I would ride in the front seat of my mother’s car, kicking and screaming the entire four-hour drive down I-95. Every year, the conversation would be the same. “But all Grandma and Pop Pop do is watch soap operas all day,” I’d say, trying to reason with my mother, hoping that my pleas would compel her to turn the car around and head back north. Alas, my fits never worked. My mother would keep right on driving to Grandma’s house.

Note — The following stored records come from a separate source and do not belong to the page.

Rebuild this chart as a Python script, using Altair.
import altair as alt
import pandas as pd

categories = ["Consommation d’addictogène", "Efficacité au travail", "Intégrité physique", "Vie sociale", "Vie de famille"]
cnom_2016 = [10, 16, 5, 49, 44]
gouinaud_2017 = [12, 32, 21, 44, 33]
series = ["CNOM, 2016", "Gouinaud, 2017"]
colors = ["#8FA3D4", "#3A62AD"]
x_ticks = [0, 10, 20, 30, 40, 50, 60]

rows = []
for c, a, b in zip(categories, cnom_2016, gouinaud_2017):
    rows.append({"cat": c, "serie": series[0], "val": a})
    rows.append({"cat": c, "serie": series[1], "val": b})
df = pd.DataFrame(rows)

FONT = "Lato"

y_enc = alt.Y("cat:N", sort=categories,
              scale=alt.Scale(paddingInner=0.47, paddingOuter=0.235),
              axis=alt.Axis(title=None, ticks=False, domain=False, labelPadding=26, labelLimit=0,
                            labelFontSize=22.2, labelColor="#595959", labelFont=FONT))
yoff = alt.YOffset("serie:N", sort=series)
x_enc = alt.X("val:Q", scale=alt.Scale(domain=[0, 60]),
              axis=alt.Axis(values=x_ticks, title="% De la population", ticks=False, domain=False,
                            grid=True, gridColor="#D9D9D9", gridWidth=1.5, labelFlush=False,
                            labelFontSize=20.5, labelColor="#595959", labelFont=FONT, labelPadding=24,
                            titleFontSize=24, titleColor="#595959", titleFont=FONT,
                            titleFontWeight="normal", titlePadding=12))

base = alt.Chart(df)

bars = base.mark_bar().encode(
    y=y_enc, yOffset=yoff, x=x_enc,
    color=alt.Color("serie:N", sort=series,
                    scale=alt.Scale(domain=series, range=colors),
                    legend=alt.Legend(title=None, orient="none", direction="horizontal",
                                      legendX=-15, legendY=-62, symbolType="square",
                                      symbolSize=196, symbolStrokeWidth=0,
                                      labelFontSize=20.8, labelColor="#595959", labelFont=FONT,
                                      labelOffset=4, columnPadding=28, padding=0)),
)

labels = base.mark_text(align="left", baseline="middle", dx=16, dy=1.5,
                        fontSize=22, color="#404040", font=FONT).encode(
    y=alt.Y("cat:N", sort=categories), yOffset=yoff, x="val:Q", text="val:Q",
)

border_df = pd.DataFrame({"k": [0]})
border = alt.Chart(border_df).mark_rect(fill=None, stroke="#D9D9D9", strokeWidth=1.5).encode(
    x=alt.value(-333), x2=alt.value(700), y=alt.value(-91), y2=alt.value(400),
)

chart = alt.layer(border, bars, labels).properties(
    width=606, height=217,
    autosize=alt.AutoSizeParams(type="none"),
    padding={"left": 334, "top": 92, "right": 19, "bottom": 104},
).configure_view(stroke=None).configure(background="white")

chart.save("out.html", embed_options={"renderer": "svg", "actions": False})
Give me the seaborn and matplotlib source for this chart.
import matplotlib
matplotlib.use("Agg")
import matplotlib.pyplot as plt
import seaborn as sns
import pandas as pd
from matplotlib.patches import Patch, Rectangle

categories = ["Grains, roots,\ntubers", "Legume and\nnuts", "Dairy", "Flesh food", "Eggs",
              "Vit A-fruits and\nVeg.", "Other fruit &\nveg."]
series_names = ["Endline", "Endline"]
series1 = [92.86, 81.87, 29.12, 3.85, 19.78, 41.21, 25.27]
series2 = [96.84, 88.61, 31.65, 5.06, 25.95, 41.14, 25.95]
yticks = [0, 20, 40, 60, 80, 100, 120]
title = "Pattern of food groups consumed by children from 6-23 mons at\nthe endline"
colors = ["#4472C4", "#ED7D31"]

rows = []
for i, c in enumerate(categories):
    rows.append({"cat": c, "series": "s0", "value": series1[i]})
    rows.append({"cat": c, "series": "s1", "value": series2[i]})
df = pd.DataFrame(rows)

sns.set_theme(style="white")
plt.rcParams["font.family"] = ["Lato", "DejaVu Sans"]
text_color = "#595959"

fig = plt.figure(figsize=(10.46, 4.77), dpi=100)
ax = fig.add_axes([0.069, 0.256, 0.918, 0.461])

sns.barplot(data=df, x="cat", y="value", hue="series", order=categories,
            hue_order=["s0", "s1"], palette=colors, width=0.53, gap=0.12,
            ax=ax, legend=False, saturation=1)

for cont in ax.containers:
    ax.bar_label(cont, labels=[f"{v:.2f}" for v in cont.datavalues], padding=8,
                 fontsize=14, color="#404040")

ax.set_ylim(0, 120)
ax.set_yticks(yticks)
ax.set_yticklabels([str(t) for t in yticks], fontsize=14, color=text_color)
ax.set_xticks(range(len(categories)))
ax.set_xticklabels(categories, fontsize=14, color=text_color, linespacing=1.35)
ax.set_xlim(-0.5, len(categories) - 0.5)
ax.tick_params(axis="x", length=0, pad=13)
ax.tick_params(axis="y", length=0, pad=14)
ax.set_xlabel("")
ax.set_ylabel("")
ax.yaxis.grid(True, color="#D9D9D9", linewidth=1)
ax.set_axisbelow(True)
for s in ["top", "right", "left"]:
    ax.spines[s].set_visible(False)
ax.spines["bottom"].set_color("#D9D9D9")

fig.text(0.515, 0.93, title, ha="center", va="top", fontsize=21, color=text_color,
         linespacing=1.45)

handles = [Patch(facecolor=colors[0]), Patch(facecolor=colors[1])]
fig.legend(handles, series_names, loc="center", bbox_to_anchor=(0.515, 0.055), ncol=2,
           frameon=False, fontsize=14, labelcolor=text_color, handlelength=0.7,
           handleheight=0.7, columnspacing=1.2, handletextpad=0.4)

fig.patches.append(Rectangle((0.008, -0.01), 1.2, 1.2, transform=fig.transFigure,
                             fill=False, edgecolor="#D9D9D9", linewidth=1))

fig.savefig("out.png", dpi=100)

I didn’t understand it as a child, but once I had a baby of my own to raise without the help of his father, I understood why my mother would be so relieved when she dropped me off at her parents’ house and sped back down the highway: she was about to get a much-needed break from the unrelenting exhaustion and madness of doing it alone. The relief of knowing that while she worked her child was in good hands and safe in her parents’ house rather than sitting alone in an apartment in southeast DC, without grown-up supervision or protection, was everything to my mom. She missed me, of course. But for that part of the year, at least, my mom’s mind was free and clear.